Я зло хмыкаю:

— А ты думаешь, у меня есть выбор?

— Выбор есть всегда, пока ты жив, Арслан.

Я закрываю глаза, прижимаю к векам подушечки пальцев. В висках пульсирует головная боль, кажется, что от давления, разрывающего мой мозг на части, глаза выкатятся из глазниц.

— Твое дело — следы, — говорю я уставшим голосом, — принимать окончательные решения буду только я.

Мне нужно на воздух.

Я спускаюсь вниз, выхожу из здания на задний двор, достаю сигареты и закуриваю. Тяну жадно, доходя до фильтра в три затяжки, но от сигарет к головной боли добавляется еще несколько пунктов. Я для себя решил уже — документы подпишу. Пока они не всплыли, есть шанс провернуть все очень быстро. До страхового случая есть какое-то время, несколько дней как минимум, я все успею.

Тяжело раскладывать все по полкам, когда в мозгу засело одно-единственное «папа». Карина же без мужика жила, по крайней мере следов его найти не удалось, — точно так же, как и того урода, что вытравливает мне душу звонками. Кажется, что два плюс два сходится, а на деле ни черта. Ибо — не стала бы Карина дочкой рисковать, ради чего? Добровольно бы не пошла точно, а если знает и молчит, тем хуже ей. Я до правды докопаюсь в любом случае, а вот ей голову сверну однажды. Первое предательство я не забыл, второго не будет.

Гадство… Карина.

Снова лезет в мысли, я чувствую ее фантомный запах, которого рядом просто быть не может — я пропах насквозь сигаретным дымом и больше ничем. Это помешательство какое-то, дурной сон, только проснусь ли я из него когда-то? Черт его знает.

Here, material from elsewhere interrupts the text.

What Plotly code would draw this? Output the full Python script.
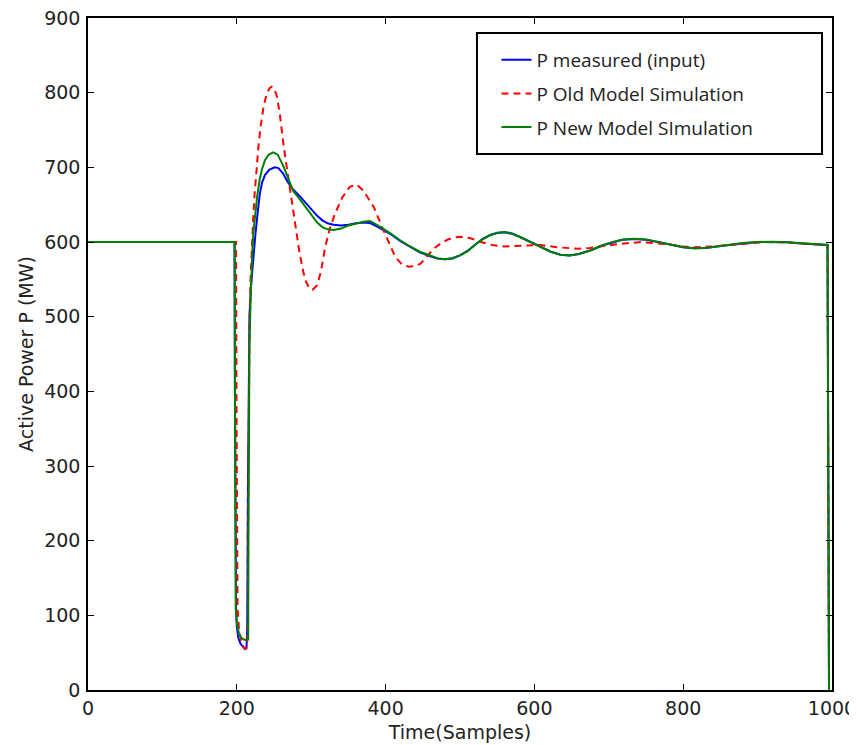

Тушу дотлевший до фильтра окурок о уличную пепельницу, возвращаюсь обратно. Дамир разговаривает с кем-то по-татарски, я слышу родную речь, но в суть слов вникнуть не успел. Говорят, твой язык это тот, на котором ты думаешь, так вот я давно уже думаю на русском, еще с тех пор, как перестал проводить все летние каникулы у бабушки в Татарстане.

Сажусь за стол, подтягиваю два одинаковых листа, беру ручку для документов и ставлю размашисто свою подпись на обоих.

Чую на себе неодобрительный взгляд Дамира, но мне глубоко наплевать, даже если я потяну за собой всю команду. И это тоже удивительно.

— Что с курьером? — спрашиваю, когда Дамир заканчивает разговор.

— Чист, как и было ожидаемо. Пробиваем все связи и звонки, в том числе курьерской службы. Есть надежда на камеры, пробить по ним тачки там, где передавались документы. Но на это понадобится время.

— Время, — повторяю я, — ска, это самое дорогое, что у нас есть. Особенно, когда его — нет.


Карина

Мне всегда казалось: я буду так четко помнить рождение дочки, поминутно, до самой глубокой детали, особенно ее крик. Но почему-то вышло иначе.

Меня плохо брал спинальный наркоз. Лежа на столе, отгороженная от собственного живота защитной шторкой, я чувствовала, как руки врача достают из меня самое дорогое. И тряслась. Не от холода, и даже не от нервов, хотя куда без них?

Дочка не кричала, она мяукала, и я сейчас пытаясь проиграть в памяти этот звук, не могу. Меня колотило сильно, шапочка съехала на глаза, и я никак не могла ее поправить.

Когда Лею показали мне, я запомнила ее по каким-то деталям, как будто мне недодали кусочки пазла, чтобы сложить в целую картину. Видела розово-синие пятки, темную макушку, тонкую ручку.

Я хотела попросить, чтобы показали еще, не уносили так быстро, но не получилось. И к груди не приложили сразу, как я просила, как мечтала в своих фантазиях. У Леи началась одышка и ее забрали под аппарат для наблюдения, а меня оставили на столе, с развороченным животом, одинокую и брошеную.